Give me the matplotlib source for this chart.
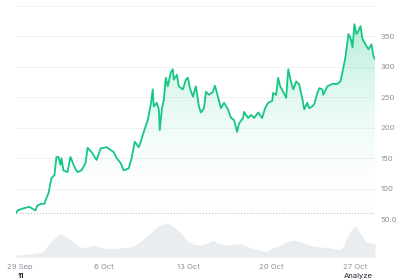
import numpy as np
import pandas as pd
import matplotlib
matplotlib.use('Agg')
import matplotlib.pyplot as plt
import matplotlib.dates as mdates
from matplotlib.colors import LinearSegmentedColormap

plt.rcParams['font.family'] = ['Inter', 'DejaVu Sans']

start = pd.Timestamp('2023-09-29')

# price: days after 29 Sep, value
price_days = [-0.36, -0.23, 0.17, 0.75, 1.01, 1.26, 1.42, 1.76, 2.01, 2.18,
              2.35, 2.60, 2.85, 3.02, 3.19, 3.35, 3.44, 3.60, 3.94, 4.19,
              4.53, 4.78, 5.11, 5.45, 5.62, 5.95, 6.37, 6.71, 7.21, 7.80,
              8.05, 8.38, 8.63, 9.05, 9.30, 9.56, 9.89, 10.06, 10.31, 10.65,
              10.90, 11.06, 11.15, 11.40, 11.57, 11.65, 11.82, 11.99, 12.15, 12.32,
              12.57, 12.74, 12.82, 13.08, 13.24, 13.58, 13.83, 14.00, 14.17, 14.42,
              14.67, 14.92, 15.09, 15.34, 15.51, 15.76, 16.09, 16.26, 16.51, 16.76,
              17.02, 17.35, 17.60, 17.85, 18.11, 18.27, 18.61, 18.69, 19.03, 19.28,
              19.53, 19.87, 20.20, 20.45, 20.70, 21.04, 21.12, 21.37, 21.54, 21.71,
              21.96, 22.21, 22.38, 22.63, 22.80, 23.05, 23.30, 23.55, 23.72, 23.97,
              24.14, 24.39, 24.56, 24.81, 24.98, 25.23, 25.31, 25.65, 26.07, 26.49,
              26.74, 26.91, 27.16, 27.41, 27.58, 27.75, 27.91, 28.08, 28.25, 28.42,
              28.58, 28.92, 29.09, 29.34, 29.51, 29.63]
price = [60, 64, 67, 70, 67, 64, 72, 75, 75, 84,
         92, 117, 122, 152, 152, 139, 150, 130, 127, 152,
         135, 127, 130, 142, 167, 160, 147, 166, 168, 160,
         150, 142, 130, 133, 150, 177, 168, 177, 193, 213,
         238, 263, 235, 241, 230, 196, 230, 246, 282, 268,
         291, 296, 279, 287, 268, 263, 279, 282, 265, 251,
         268, 235, 225, 232, 259, 254, 259, 269, 251, 232,
         241, 230, 216, 213, 193, 207, 216, 226, 216, 221,
         216, 225, 216, 232, 241, 244, 257, 254, 282, 268,
         259, 249, 296, 274, 263, 276, 271, 249, 230, 241,
         232, 235, 239, 257, 265, 263, 254, 268, 272, 272,
         276, 291, 316, 354, 348, 332, 370, 354, 359, 367,
         346, 334, 329, 337, 317, 313]

# volume (relative)
vol_days = [-0.36, 1.03, 1.87, 2.43, 2.99, 3.41, 3.83, 4.38, 4.95, 5.51, 6.06, 6.62, 7.18, 7.74,
            8.30, 8.86, 9.41, 9.97, 10.54, 11.09, 11.65, 12.21, 12.77, 13.33, 13.89, 14.44,
            15.00, 15.57, 16.12, 16.68, 17.24, 17.80, 18.36, 18.92, 19.47, 20.03, 20.60, 21.15,
            21.71, 22.27, 22.82, 23.39, 23.95, 24.50, 25.06, 25.62, 26.18, 26.74, 27.02, 27.30,
            27.72, 28.00, 28.42, 28.87, 29.26, 29.63]
volume = [5, 10, 15, 40, 60, 70, 60, 45, 30, 28, 35, 30, 25, 25,
          27, 28, 32, 45, 60, 80, 95, 102, 90, 75, 50, 38,
          35, 40, 50, 40, 35, 38, 40, 32, 25, 20, 17, 28,
          35, 45, 50, 45, 38, 32, 30, 28, 25, 22, 35, 60,
          85, 92, 70, 45, 42, 38]

y_ticks = [50, 100, 150, 200, 250, 300, 350]
y_labels = ['50.0', '100', '150', '200', '250', '300', '350']
x_ticks = ['2023-09-29', '2023-10-06', '2023-10-13', '2023-10-20', '2023-10-27']
x_labels = ['29 Sep', '6 Oct', '13 Oct', '20 Oct', '27 Oct']
start_price = 60

px = start + pd.to_timedelta(price_days, unit='D')
vx = start + pd.to_timedelta(vol_days, unit='D')
xmin, xmax = px[0], px[-1]

fig = plt.figure(figsize=(4.2, 2.8), dpi=100)
ax = fig.add_axes([16/420, 1 - 219/280, 359/420, 213/280])
axv = fig.add_axes([16/420, 1 - 257/280, 359/420, 38/280])

green = '#16c784'
ax.set_xlim(xmin, xmax)
ax.set_ylim(50, 400)
for v in [50, 100, 150, 200, 250, 300, 350, 400]:
    ax.axhline(v, color='#eff2f5', lw=0.7, zorder=0)
ax.axhline(start_price, color='#a6b0c3', lw=0.7, ls=(0, (1, 2)), zorder=1)

# gradient fill under the line
cmap = LinearSegmentedColormap.from_list('g', [(1, 1, 1, 0), (22/255, 199/255, 132/255, 0.33)])
grad = np.linspace(0, 1, 256).reshape(-1, 1)
xn = mdates.date2num(px)
im = ax.imshow(grad, cmap=cmap, aspect='auto', origin='lower',
               extent=[xn[0], xn[-1], 50, 380], zorder=1)
poly = ax.fill_between(px, price, 50, color='none')
im.set_clip_path(poly.get_paths()[0], transform=ax.transData)
ax.plot(px, price, color=green, lw=1.3, zorder=3, solid_joinstyle='round')

ax.yaxis.tick_right()
ax.set_yticks(y_ticks)
ax.set_yticklabels(y_labels)
ax.tick_params(axis='y', length=0, pad=4, labelsize=5.5, labelcolor='#8a929e')
ax.set_xticks([])
for s in ax.spines.values():
    s.set_visible(False)

axv.set_xlim(xmin, xmax)
axv.set_ylim(0, 113)
axv.fill_between(vx, volume, 0, color='#eaedf0', lw=0)
axv.set_yticks([])
axv.set_xticks(pd.to_datetime(x_ticks))
axv.set_xticklabels(x_labels)
axv.tick_params(axis='x', length=0, pad=5, labelsize=5.5, labelcolor='#8a929e')
for s in axv.spines.values():
    s.set_visible(False)

fig.text(21/420, 1 - 276/280, '11', fontsize=5.5, color='#222531', ha='center', va='center',
         fontweight='bold')
fig.text(358/420, 1 - 276/280, 'Analyze', fontsize=5.5, color='#222531', ha='center', va='center')

fig.savefig('out.png', dpi=100)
# # # # #
• _REQUIRED WORK_
Transcribe the whole listing exactly. Pictures stay out of your copy.

• _TASK SOLUTION_
Give me the matplotlib source for this chart.
import numpy as np
import pandas as pd
import matplotlib
matplotlib.use('Agg')
import matplotlib.pyplot as plt
import matplotlib.dates as mdates
from matplotlib.colors import LinearSegmentedColormap

plt.rcParams['font.family'] = ['Inter', 'DejaVu Sans']

start = pd.Timestamp('2023-09-29')

# price: days after 29 Sep, value
price_days = [-0.36, -0.23, 0.17, 0.75, 1.01, 1.26, 1.42, 1.76, 2.01, 2.18,
              2.35, 2.60, 2.85, 3.02, 3.19, 3.35, 3.44, 3.60, 3.94, 4.19,
              4.53, 4.78, 5.11, 5.45, 5.62, 5.95, 6.37, 6.71, 7.21, 7.80,
              8.05, 8.38, 8.63, 9.05, 9.30, 9.56, 9.89, 10.06, 10.31, 10.65,
              10.90, 11.06, 11.15, 11.40, 11.57, 11.65, 11.82, 11.99, 12.15, 12.32,
              12.57, 12.74, 12.82, 13.08, 13.24, 13.58, 13.83, 14.00, 14.17, 14.42,
              14.67, 14.92, 15.09, 15.34, 15.51, 15.76, 16.09, 16.26, 16.51, 16.76,
              17.02, 17.35, 17.60, 17.85, 18.11, 18.27, 18.61, 18.69, 19.03, 19.28,
              19.53, 19.87, 20.20, 20.45, 20.70, 21.04, 21.12, 21.37, 21.54, 21.71,
              21.96, 22.21, 22.38, 22.63, 22.80, 23.05, 23.30, 23.55, 23.72, 23.97,
              24.14, 24.39, 24.56, 24.81, 24.98, 25.23, 25.31, 25.65, 26.07, 26.49,
              26.74, 26.91, 27.16, 27.41, 27.58, 27.75, 27.91, 28.08, 28.25, 28.42,
              28.58, 28.92, 29.09, 29.34, 29.51, 29.63]
price = [60, 64, 67, 70, 67, 64, 72, 75, 75, 84,
         92, 117, 122, 152, 152, 139, 150, 130, 127, 152,
         135, 127, 130, 142, 167, 160, 147, 166, 168, 160,
         150, 142, 130, 133, 150, 177, 168, 177, 193, 213,
         238, 263, 235, 241, 230, 196, 230, 246, 282, 268,
         291, 296, 279, 287, 268, 263, 279, 282, 265, 251,
         268, 235, 225, 232, 259, 254, 259, 269, 251, 232,
         241, 230, 216, 213, 193, 207, 216, 226, 216, 221,
         216, 225, 216, 232, 241, 244, 257, 254, 282, 268,
         259, 249, 296, 274, 263, 276, 271, 249, 230, 241,
         232, 235, 239, 257, 265, 263, 254, 268, 272, 272,
         276, 291, 316, 354, 348, 332, 370, 354, 359, 367,
         346, 334, 329, 337, 317, 313]

# volume (relative)
vol_days = [-0.36, 1.03, 1.87, 2.43, 2.99, 3.41, 3.83, 4.38, 4.95, 5.51, 6.06, 6.62, 7.18, 7.74,
            8.30, 8.86, 9.41, 9.97, 10.54, 11.09, 11.65, 12.21, 12.77, 13.33, 13.89, 14.44,
            15.00, 15.57, 16.12, 16.68, 17.24, 17.80, 18.36, 18.92, 19.47, 20.03, 20.60, 21.15,
            21.71, 22.27, 22.82, 23.39, 23.95, 24.50, 25.06, 25.62, 26.18, 26.74, 27.02, 27.30,
            27.72, 28.00, 28.42, 28.87, 29.26, 29.63]
volume = [5, 10, 15, 40, 60, 70, 60, 45, 30, 28, 35, 30, 25, 25,
          27, 28, 32, 45, 60, 80, 95, 102, 90, 75, 50, 38,
          35, 40, 50, 40, 35, 38, 40, 32, 25, 20, 17, 28,
          35, 45, 50, 45, 38, 32, 30, 28, 25, 22, 35, 60,
          85, 92, 70, 45, 42, 38]

y_ticks = [50, 100, 150, 200, 250, 300, 350]
y_labels = ['50.0', '100', '150', '200', '250', '300', '350']
x_ticks = ['2023-09-29', '2023-10-06', '2023-10-13', '2023-10-20', '2023-10-27']
x_labels = ['29 Sep', '6 Oct', '13 Oct', '20 Oct', '27 Oct']
start_price = 60

px = start + pd.to_timedelta(price_days, unit='D')
vx = start + pd.to_timedelta(vol_days, unit='D')
xmin, xmax = px[0], px[-1]

fig = plt.figure(figsize=(4.2, 2.8), dpi=100)
ax = fig.add_axes([16/420, 1 - 219/280, 359/420, 213/280])
axv = fig.add_axes([16/420, 1 - 257/280, 359/420, 38/280])

green = '#16c784'
ax.set_xlim(xmin, xmax)
ax.set_ylim(50, 400)
for v in [50, 100, 150, 200, 250, 300, 350, 400]:
    ax.axhline(v, color='#eff2f5', lw=0.7, zorder=0)
ax.axhline(start_price, color='#a6b0c3', lw=0.7, ls=(0, (1, 2)), zorder=1)

# gradient fill under the line
cmap = LinearSegmentedColormap.from_list('g', [(1, 1, 1, 0), (22/255, 199/255, 132/255, 0.33)])
grad = np.linspace(0, 1, 256).reshape(-1, 1)
xn = mdates.date2num(px)
im = ax.imshow(grad, cmap=cmap, aspect='auto', origin='lower',
               extent=[xn[0], xn[-1], 50, 380], zorder=1)
poly = ax.fill_between(px, price, 50, color='none')
im.set_clip_path(poly.get_paths()[0], transform=ax.transData)
ax.plot(px, price, color=green, lw=1.3, zorder=3, solid_joinstyle='round')

ax.yaxis.tick_right()
ax.set_yticks(y_ticks)
ax.set_yticklabels(y_labels)
ax.tick_params(axis='y', length=0, pad=4, labelsize=5.5, labelcolor='#8a929e')
ax.set_xticks([])
for s in ax.spines.values():
    s.set_visible(False)

axv.set_xlim(xmin, xmax)
axv.set_ylim(0, 113)
axv.fill_between(vx, volume, 0, color='#eaedf0', lw=0)
axv.set_yticks([])
axv.set_xticks(pd.to_datetime(x_ticks))
axv.set_xticklabels(x_labels)
axv.tick_params(axis='x', length=0, pad=5, labelsize=5.5, labelcolor='#8a929e')
for s in axv.spines.values():
    s.set_visible(False)

fig.text(21/420, 1 - 276/280, '11', fontsize=5.5, color='#222531', ha='center', va='center',
         fontweight='bold')
fig.text(358/420, 1 - 276/280, 'Analyze', fontsize=5.5, color='#222531', ha='center', va='center')

fig.savefig('out.png', dpi=100)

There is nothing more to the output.